◆ What you will do
Skip all pictures, then copy the lines from the start of the data through the line with "-0.374, -0.374, -0.134];", keeping both ends.

◆ Material provided
──────

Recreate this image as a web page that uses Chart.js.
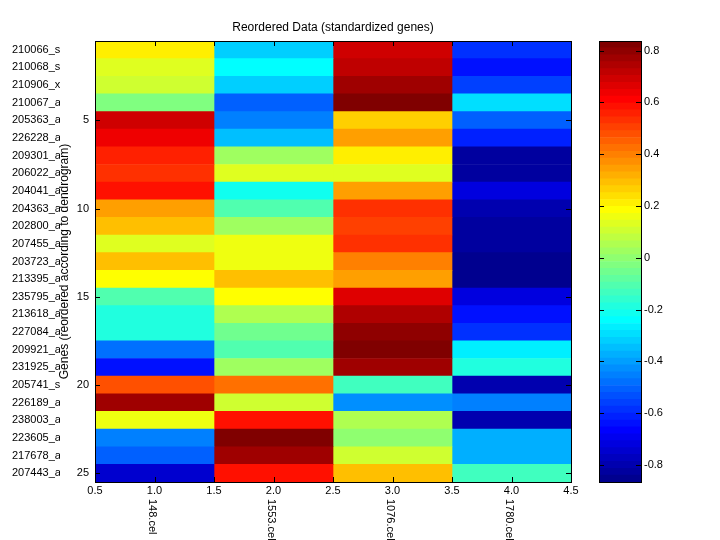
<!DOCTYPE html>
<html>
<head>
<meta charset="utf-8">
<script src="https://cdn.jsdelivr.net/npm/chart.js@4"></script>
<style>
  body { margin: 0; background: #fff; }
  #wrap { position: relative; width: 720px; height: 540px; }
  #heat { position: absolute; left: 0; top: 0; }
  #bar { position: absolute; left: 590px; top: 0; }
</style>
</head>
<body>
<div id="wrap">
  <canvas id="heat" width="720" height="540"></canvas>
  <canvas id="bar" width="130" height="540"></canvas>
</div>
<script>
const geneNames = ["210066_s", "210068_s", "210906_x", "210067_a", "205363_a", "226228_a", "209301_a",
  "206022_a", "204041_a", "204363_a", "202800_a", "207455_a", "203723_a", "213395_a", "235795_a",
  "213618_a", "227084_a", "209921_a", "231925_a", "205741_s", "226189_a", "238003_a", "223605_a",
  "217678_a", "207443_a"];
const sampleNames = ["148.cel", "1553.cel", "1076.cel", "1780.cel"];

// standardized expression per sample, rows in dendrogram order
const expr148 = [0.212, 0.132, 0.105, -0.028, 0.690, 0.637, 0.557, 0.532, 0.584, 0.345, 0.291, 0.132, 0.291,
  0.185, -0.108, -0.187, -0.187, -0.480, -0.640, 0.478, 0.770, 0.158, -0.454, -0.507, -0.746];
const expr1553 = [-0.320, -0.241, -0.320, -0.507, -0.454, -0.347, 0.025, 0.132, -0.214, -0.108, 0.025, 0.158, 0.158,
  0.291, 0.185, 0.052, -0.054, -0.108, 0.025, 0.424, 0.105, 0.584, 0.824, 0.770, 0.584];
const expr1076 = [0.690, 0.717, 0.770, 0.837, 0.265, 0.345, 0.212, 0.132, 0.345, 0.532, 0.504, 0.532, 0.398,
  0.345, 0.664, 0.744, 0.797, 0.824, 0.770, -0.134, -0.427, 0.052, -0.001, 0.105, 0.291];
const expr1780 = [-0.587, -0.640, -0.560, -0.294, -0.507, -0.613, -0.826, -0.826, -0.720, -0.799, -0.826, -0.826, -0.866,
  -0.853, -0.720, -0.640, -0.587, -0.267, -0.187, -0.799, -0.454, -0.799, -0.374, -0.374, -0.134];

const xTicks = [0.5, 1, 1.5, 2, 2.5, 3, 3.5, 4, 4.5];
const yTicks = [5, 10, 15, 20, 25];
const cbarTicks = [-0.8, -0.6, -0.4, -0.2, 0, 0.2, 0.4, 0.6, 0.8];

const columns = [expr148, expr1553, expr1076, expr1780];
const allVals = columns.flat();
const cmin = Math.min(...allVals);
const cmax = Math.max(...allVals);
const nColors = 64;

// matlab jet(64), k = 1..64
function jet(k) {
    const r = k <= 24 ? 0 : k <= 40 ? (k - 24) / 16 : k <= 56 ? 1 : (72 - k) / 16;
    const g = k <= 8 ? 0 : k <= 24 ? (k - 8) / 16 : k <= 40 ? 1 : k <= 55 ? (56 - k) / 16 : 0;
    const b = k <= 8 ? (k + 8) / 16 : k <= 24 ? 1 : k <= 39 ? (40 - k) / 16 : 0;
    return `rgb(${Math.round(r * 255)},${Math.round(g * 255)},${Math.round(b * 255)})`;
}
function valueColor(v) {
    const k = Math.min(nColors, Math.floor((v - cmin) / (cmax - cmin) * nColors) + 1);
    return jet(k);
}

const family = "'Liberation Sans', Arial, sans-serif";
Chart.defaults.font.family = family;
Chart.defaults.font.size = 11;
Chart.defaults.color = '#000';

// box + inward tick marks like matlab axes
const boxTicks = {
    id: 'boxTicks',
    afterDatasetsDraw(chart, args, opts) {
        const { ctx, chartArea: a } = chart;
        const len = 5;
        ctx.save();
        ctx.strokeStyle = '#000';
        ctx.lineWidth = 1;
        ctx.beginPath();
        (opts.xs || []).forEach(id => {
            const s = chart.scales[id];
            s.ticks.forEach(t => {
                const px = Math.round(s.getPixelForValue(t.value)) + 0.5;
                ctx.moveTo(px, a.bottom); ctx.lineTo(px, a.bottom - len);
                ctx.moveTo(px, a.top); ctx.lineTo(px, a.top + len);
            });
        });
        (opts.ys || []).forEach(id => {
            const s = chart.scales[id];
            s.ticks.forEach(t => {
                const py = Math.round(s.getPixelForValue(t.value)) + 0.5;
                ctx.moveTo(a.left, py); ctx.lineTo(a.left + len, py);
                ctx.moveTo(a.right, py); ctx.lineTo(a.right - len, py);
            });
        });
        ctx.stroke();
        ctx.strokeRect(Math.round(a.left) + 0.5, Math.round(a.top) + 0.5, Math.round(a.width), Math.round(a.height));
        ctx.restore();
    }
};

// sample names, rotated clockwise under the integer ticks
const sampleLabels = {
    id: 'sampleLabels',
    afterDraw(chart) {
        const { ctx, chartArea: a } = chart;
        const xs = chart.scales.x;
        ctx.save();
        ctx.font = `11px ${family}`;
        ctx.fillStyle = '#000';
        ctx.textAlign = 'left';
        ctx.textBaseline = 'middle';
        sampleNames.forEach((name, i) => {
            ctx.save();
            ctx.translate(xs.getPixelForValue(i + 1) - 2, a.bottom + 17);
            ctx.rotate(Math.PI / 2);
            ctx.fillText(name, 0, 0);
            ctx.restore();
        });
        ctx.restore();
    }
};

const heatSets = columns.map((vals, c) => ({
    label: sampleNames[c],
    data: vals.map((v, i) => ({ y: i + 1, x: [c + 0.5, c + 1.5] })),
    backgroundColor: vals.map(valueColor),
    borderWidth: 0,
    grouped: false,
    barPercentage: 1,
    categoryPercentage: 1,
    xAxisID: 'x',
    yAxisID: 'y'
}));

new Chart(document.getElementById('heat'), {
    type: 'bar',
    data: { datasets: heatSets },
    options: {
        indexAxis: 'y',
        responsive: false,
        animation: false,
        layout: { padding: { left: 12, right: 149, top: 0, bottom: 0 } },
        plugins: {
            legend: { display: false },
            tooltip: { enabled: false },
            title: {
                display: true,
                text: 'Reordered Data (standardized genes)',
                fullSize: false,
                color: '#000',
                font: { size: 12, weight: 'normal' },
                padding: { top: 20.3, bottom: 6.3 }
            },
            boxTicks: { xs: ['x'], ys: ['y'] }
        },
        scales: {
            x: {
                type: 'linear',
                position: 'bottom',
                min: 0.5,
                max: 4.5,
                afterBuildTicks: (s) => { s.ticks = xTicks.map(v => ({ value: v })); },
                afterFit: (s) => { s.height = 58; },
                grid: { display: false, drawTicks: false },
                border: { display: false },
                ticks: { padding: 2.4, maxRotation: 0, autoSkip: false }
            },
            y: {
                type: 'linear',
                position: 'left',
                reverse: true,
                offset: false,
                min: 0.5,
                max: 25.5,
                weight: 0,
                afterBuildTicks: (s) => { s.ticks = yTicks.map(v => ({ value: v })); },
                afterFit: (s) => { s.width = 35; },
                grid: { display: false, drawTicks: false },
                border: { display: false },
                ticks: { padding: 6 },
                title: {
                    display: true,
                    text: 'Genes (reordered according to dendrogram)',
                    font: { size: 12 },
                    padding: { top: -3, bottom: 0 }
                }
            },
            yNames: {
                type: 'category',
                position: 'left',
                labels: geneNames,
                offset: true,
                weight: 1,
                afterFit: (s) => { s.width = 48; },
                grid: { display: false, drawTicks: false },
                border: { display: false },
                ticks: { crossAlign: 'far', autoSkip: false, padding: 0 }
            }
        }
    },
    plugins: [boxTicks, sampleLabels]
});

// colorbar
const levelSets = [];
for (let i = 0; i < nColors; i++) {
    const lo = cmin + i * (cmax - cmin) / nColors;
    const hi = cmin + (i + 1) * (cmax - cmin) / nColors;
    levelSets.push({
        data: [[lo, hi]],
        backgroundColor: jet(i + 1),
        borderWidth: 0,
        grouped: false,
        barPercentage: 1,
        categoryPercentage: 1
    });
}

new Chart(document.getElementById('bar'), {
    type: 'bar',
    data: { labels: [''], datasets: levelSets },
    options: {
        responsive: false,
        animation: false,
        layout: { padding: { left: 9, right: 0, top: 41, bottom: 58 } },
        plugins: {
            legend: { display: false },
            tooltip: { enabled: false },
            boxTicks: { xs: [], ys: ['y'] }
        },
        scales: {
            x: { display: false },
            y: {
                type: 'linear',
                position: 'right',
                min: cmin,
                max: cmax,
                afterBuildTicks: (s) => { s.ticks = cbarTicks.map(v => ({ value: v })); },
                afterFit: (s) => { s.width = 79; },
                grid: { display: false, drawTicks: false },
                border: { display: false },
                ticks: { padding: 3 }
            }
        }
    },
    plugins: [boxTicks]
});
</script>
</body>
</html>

──────

◆ Reply
Recreate this image as a web page that uses Chart.js.
<!DOCTYPE html>
<html>
<head>
<meta charset="utf-8">
<script src="https://cdn.jsdelivr.net/npm/chart.js@4"></script>
<style>
  body { margin: 0; background: #fff; }
  #wrap { position: relative; width: 720px; height: 540px; }
  #heat { position: absolute; left: 0; top: 0; }
  #bar { position: absolute; left: 590px; top: 0; }
</style>
</head>
<body>
<div id="wrap">
  <canvas id="heat" width="720" height="540"></canvas>
  <canvas id="bar" width="130" height="540"></canvas>
</div>
<script>
const geneNames = ["210066_s", "210068_s", "210906_x", "210067_a", "205363_a", "226228_a", "209301_a",
  "206022_a", "204041_a", "204363_a", "202800_a", "207455_a", "203723_a", "213395_a", "235795_a",
  "213618_a", "227084_a", "209921_a", "231925_a", "205741_s", "226189_a", "238003_a", "223605_a",
  "217678_a", "207443_a"];
const sampleNames = ["148.cel", "1553.cel", "1076.cel", "1780.cel"];

// standardized expression per sample, rows in dendrogram order
const expr148 = [0.212, 0.132, 0.105, -0.028, 0.690, 0.637, 0.557, 0.532, 0.584, 0.345, 0.291, 0.132, 0.291,
  0.185, -0.108, -0.187, -0.187, -0.480, -0.640, 0.478, 0.770, 0.158, -0.454, -0.507, -0.746];
const expr1553 = [-0.320, -0.241, -0.320, -0.507, -0.454, -0.347, 0.025, 0.132, -0.214, -0.108, 0.025, 0.158, 0.158,
  0.291, 0.185, 0.052, -0.054, -0.108, 0.025, 0.424, 0.105, 0.584, 0.824, 0.770, 0.584];
const expr1076 = [0.690, 0.717, 0.770, 0.837, 0.265, 0.345, 0.212, 0.132, 0.345, 0.532, 0.504, 0.532, 0.398,
  0.345, 0.664, 0.744, 0.797, 0.824, 0.770, -0.134, -0.427, 0.052, -0.001, 0.105, 0.291];
const expr1780 = [-0.587, -0.640, -0.560, -0.294, -0.507, -0.613, -0.826, -0.826, -0.720, -0.799, -0.826, -0.826, -0.866,
  -0.853, -0.720, -0.640, -0.587, -0.267, -0.187, -0.799, -0.454, -0.799, -0.374, -0.374, -0.134];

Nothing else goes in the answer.